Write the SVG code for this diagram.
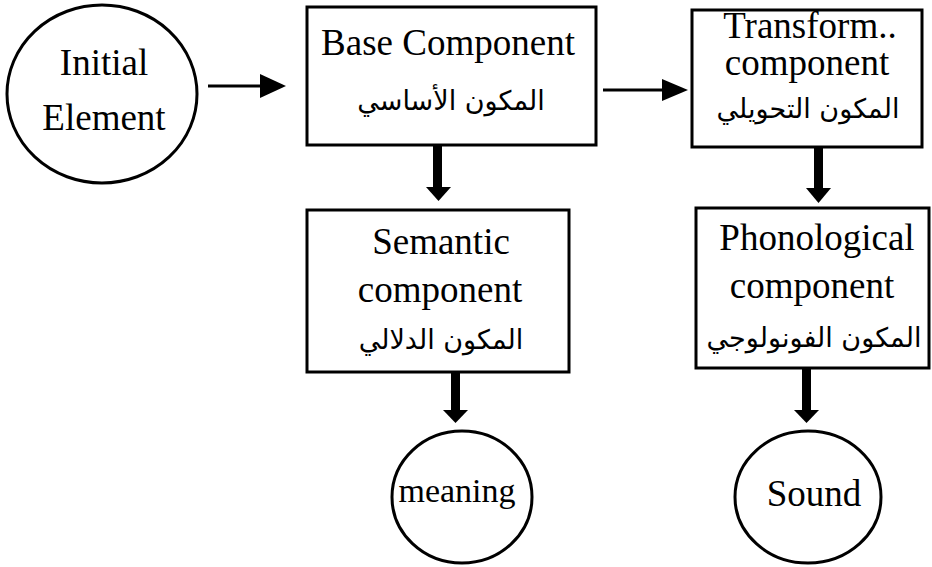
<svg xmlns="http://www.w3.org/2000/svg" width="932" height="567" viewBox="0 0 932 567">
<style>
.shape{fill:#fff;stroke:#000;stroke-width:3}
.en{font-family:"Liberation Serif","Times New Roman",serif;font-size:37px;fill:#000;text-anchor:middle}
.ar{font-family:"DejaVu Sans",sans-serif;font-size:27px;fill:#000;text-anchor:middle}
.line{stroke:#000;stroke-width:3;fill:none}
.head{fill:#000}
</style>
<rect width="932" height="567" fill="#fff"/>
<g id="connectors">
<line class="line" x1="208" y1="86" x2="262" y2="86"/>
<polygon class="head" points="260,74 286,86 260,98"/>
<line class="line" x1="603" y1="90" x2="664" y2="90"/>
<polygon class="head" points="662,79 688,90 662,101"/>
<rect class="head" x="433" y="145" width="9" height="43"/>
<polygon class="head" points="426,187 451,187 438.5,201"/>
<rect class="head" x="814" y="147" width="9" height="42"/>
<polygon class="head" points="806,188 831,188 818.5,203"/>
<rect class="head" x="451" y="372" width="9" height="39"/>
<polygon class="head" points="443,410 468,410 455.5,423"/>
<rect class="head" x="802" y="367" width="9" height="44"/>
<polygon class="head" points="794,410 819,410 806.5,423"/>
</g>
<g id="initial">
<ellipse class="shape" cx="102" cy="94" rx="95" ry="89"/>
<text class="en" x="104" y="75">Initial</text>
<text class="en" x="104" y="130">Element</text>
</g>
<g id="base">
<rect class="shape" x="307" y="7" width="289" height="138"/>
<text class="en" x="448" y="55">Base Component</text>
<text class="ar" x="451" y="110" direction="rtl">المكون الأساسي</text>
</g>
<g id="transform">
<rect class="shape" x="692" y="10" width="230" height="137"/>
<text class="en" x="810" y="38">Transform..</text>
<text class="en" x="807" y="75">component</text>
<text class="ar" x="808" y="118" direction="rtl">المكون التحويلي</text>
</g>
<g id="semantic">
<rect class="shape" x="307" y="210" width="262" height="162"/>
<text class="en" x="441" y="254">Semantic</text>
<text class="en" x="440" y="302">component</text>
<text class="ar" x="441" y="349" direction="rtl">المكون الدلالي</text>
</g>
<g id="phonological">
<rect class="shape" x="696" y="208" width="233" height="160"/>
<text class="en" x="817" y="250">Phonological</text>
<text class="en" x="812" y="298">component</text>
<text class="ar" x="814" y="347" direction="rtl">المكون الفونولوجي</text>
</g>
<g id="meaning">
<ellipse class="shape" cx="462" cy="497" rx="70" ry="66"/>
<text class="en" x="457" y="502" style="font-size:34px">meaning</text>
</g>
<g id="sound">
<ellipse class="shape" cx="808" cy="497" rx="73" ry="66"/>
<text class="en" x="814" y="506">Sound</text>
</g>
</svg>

==========

Produce an exact copy of each line of data, skipping embedded images.

◆ Answer for the task:
Write the SVG code for this diagram.
<svg xmlns="http://www.w3.org/2000/svg" width="932" height="567" viewBox="0 0 932 567">
<style>
.shape{fill:#fff;stroke:#000;stroke-width:3}
.en{font-family:"Liberation Serif","Times New Roman",serif;font-size:37px;fill:#000;text-anchor:middle}
.ar{font-family:"DejaVu Sans",sans-serif;font-size:27px;fill:#000;text-anchor:middle}
.line{stroke:#000;stroke-width:3;fill:none}
.head{fill:#000}
</style>
<rect width="932" height="567" fill="#fff"/>
<g id="connectors">
<line class="line" x1="208" y1="86" x2="262" y2="86"/>
<polygon class="head" points="260,74 286,86 260,98"/>
<line class="line" x1="603" y1="90" x2="664" y2="90"/>
<polygon class="head" points="662,79 688,90 662,101"/>
<rect class="head" x="433" y="145" width="9" height="43"/>
<polygon class="head" points="426,187 451,187 438.5,201"/>
<rect class="head" x="814" y="147" width="9" height="42"/>
<polygon class="head" points="806,188 831,188 818.5,203"/>
<rect class="head" x="451" y="372" width="9" height="39"/>
<polygon class="head" points="443,410 468,410 455.5,423"/>
<rect class="head" x="802" y="367" width="9" height="44"/>
<polygon class="head" points="794,410 819,410 806.5,423"/>
</g>
<g id="initial">
<ellipse class="shape" cx="102" cy="94" rx="95" ry="89"/>
<text class="en" x="104" y="75">Initial</text>
<text class="en" x="104" y="130">Element</text>
</g>
<g id="base">
<rect class="shape" x="307" y="7" width="289" height="138"/>
<text class="en" x="448" y="55">Base Component</text>
<text class="ar" x="451" y="110" direction="rtl">المكون الأساسي</text>
</g>
<g id="transform">
<rect class="shape" x="692" y="10" width="230" height="137"/>
<text class="en" x="810" y="38">Transform..</text>
<text class="en" x="807" y="75">component</text>
<text class="ar" x="808" y="118" direction="rtl">المكون التحويلي</text>
</g>
<g id="semantic">
<rect class="shape" x="307" y="210" width="262" height="162"/>
<text class="en" x="441" y="254">Semantic</text>
<text class="en" x="440" y="302">component</text>
<text class="ar" x="441" y="349" direction="rtl">المكون الدلالي</text>
</g>
<g id="phonological">
<rect class="shape" x="696" y="208" width="233" height="160"/>
<text class="en" x="817" y="250">Phonological</text>
<text class="en" x="812" y="298">component</text>
<text class="ar" x="814" y="347" direction="rtl">المكون الفونولوجي</text>
</g>
<g id="meaning">
<ellipse class="shape" cx="462" cy="497" rx="70" ry="66"/>
<text class="en" x="457" y="502" style="font-size:34px">meaning</text>
</g>
<g id="sound">
<ellipse class="shape" cx="808" cy="497" rx="73" ry="66"/>
<text class="en" x="814" y="506">Sound</text>
</g>
</svg>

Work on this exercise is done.